The aforementioned chimes in "Morbius' Study" do recall the chimes that herald the inhabitants of the domed city in Logan's Run to attend Carousel, and the final seconds of "Battle with the Invisible Monster" (at 2:35) also contains a background drone that recalls the opening bars of Goldsmith's title music, just before the trumpets begin their atonal progression.

The album's longer cues still hold up the best, largely because they contain more diverse narratives and interwoven sound textures. The second half of "Krell Shuttle Ride and Power Station," for example, has weird dripping sounds with grinding, low-level reverberations that collectively evoke the gigantic atmosphere of a power station running at top capacity.
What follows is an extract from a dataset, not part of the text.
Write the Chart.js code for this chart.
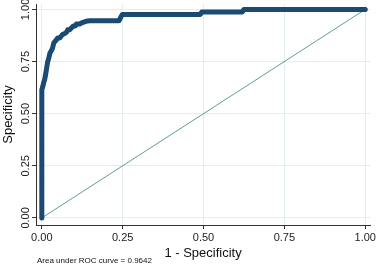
<!DOCTYPE html>
<html>
<head>
<meta charset="utf-8">
<script src="https://cdn.jsdelivr.net/npm/chart.js@4/dist/chart.umd.min.js"></script>
<style>
html,body{margin:0;padding:0;background:#fff;}
#wrap{width:378px;height:266px;position:relative;}
</style>
</head>
<body>
<div id="wrap"><canvas id="c" width="378" height="266"></canvas></div>
<script>
// 1 - Specificity (x) and Specificity axis value (y) of the ROC curve
const rocX = [0, 0, 0, 0, 0, 0, 0, 0.003, 0.006, 0.009, 0.012, 0.015, 0.018, 0.022, 0.025, 0.031, 0.034, 0.037, 0.043, 0.049, 0.055, 0.058, 0.064, 0.071, 0.077, 0.080, 0.086, 0.092, 0.098, 0.104, 0.107, 0.117, 0.123, 0.132, 0.141, 0.150, 0.239, 0.245, 0.249, 0.490, 0.495, 0.620, 0.625, 1.0];
const rocY = [0, 0.08, 0.17, 0.26, 0.35, 0.45, 0.614, 0.63, 0.65, 0.665, 0.69, 0.72, 0.748, 0.77, 0.79, 0.806, 0.82, 0.839, 0.85, 0.863, 0.863, 0.868, 0.88, 0.885, 0.892, 0.902, 0.902, 0.912, 0.921, 0.921, 0.930, 0.930, 0.935, 0.940, 0.945, 0.946, 0.946, 0.965, 0.976, 0.976, 0.988, 0.988, 1.0, 1.0];
const refX = [0, 1];
const refY = [0, 1];
const tickVals = [0, 0.25, 0.5, 0.75, 1];
const aucText = 'Area under ROC curve = 0.9642';
const xTitle = '1 - Specificity';
const yTitle = 'Specificity';

const rocPts = rocX.map((x, i) => ({x: x, y: rocY[i]}));
const refPts = refX.map((x, i) => ({x: x, y: refY[i]}));

const FONT = "'Liberation Sans Narrow', 'Liberation Sans', Arial, sans-serif";

const notePlugin = {
  id: 'note',
  afterDraw(chart) {
    const ctx = chart.ctx;
    ctx.save();
    ctx.font = "8px 'Liberation Sans', Arial, sans-serif";
    ctx.fillStyle = '#111';
    ctx.textBaseline = 'middle';
    ctx.textAlign = 'left';
    ctx.fillText(aucText, 37, 261);
    ctx.restore();
  }
};

const fmt = v => Number(v).toFixed(2);

new Chart(document.getElementById('c'), {
  type: 'scatter',
  data: {
    datasets: [
      {
        data: refPts,
        showLine: true,
        borderColor: '#5e9c98',
        borderWidth: 1,
        pointRadius: 0,
        order: 1
      },
      {
        data: rocPts,
        showLine: true,
        borderColor: '#1b4a73',
        backgroundColor: '#1b4a73',
        borderWidth: 5,
        pointRadius: 2,
        pointBorderWidth: 0,
        borderJoinStyle: 'round',
        borderCapStyle: 'round',
        order: 0
      }
    ]
  },
  options: {
    responsive: false,
    animation: false,
    events: [],
    layout: {padding: {left: 1, right: 4, top: 4, bottom: 5}},
    plugins: {legend: {display: false}, tooltip: {enabled: false}},
    scales: {
      x: {
        type: 'linear',
        min: -0.018,
        max: 1.015,
        afterBuildTicks: s => { s.ticks = tickVals.map(v => ({value: v})); },
        afterFit: s => { s.height = 36; },
        grid: {color: '#e3eeee', lineWidth: 1, tickColor: '#333', tickLength: 4, drawTicks: true},
        border: {display: true, color: '#333', width: 1},
        ticks: {font: {family: FONT, size: 11}, color: '#222', padding: 2, maxRotation: 0, callback: fmt},
        title: {display: true, text: xTitle, font: {family: FONT, size: 13}, color: '#111', padding: 0}
      },
      y: {
        type: 'linear',
        min: -0.034,
        max: 1.026,
        afterBuildTicks: s => { s.ticks = tickVals.map(v => ({value: v})); },
        afterFit: s => { s.width = 35; },
        grid: {color: '#e3eeee', lineWidth: 1, tickColor: '#333', tickLength: 4, drawTicks: true},
        border: {display: true, color: '#333', width: 1},
        ticks: {font: {family: FONT, size: 11}, color: '#222', padding: -5, minRotation: 90, maxRotation: 90, crossAlign: 'center', callback: fmt},
        title: {display: true, text: yTitle, font: {family: FONT, size: 13}, color: '#111', padding: 0}
      }
    }
  },
  plugins: [notePlugin]
});
</script>
</body>
</html>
"Battle with the Invisible Monster" is another amazing track that captures the stillness which precedes an assault, and the Id's fight with crewmen that suddenly explodes in a fury of ambient screeches, droning 'warning' style horns, and fried percussion accents that disintegrate into an acrid, ambient smoke.

Just as terrifying is "The Monster Pursues - Morbius is Overcome" because the intersecting tonal shades and distant screaming that start the cue are a natural follow-through to the clear danger the characters tell us is headed their way. The group's frantic run through the triangular Krell doorways and the trio's wait as the monster from the Id burns its way through Krell doors is a major tension point in the film, and the Barrons exploit their beloved tape noise by layering textures with ascending blips and mechanized bass lines that arise from the noise itself. The Id's wailing also brings forth a kind of breathing bass that inhales and exhales as the creature screams and pushes away the molten matter that once was the room's last protective barrier.

It's surprising how little of the score has been sampled or imitated in contemporary film scores, though it might be due to a feeling that the sounds are outmoded, clichéd, and belong to a decade that over-exploited the potential of the Theremin, and the Ondes Martinot. Those fascinated by the beauty of primal analogue electronica will find the Barron's 50 year-old score to be an amazing, and sometimes hypnotic, little treasure.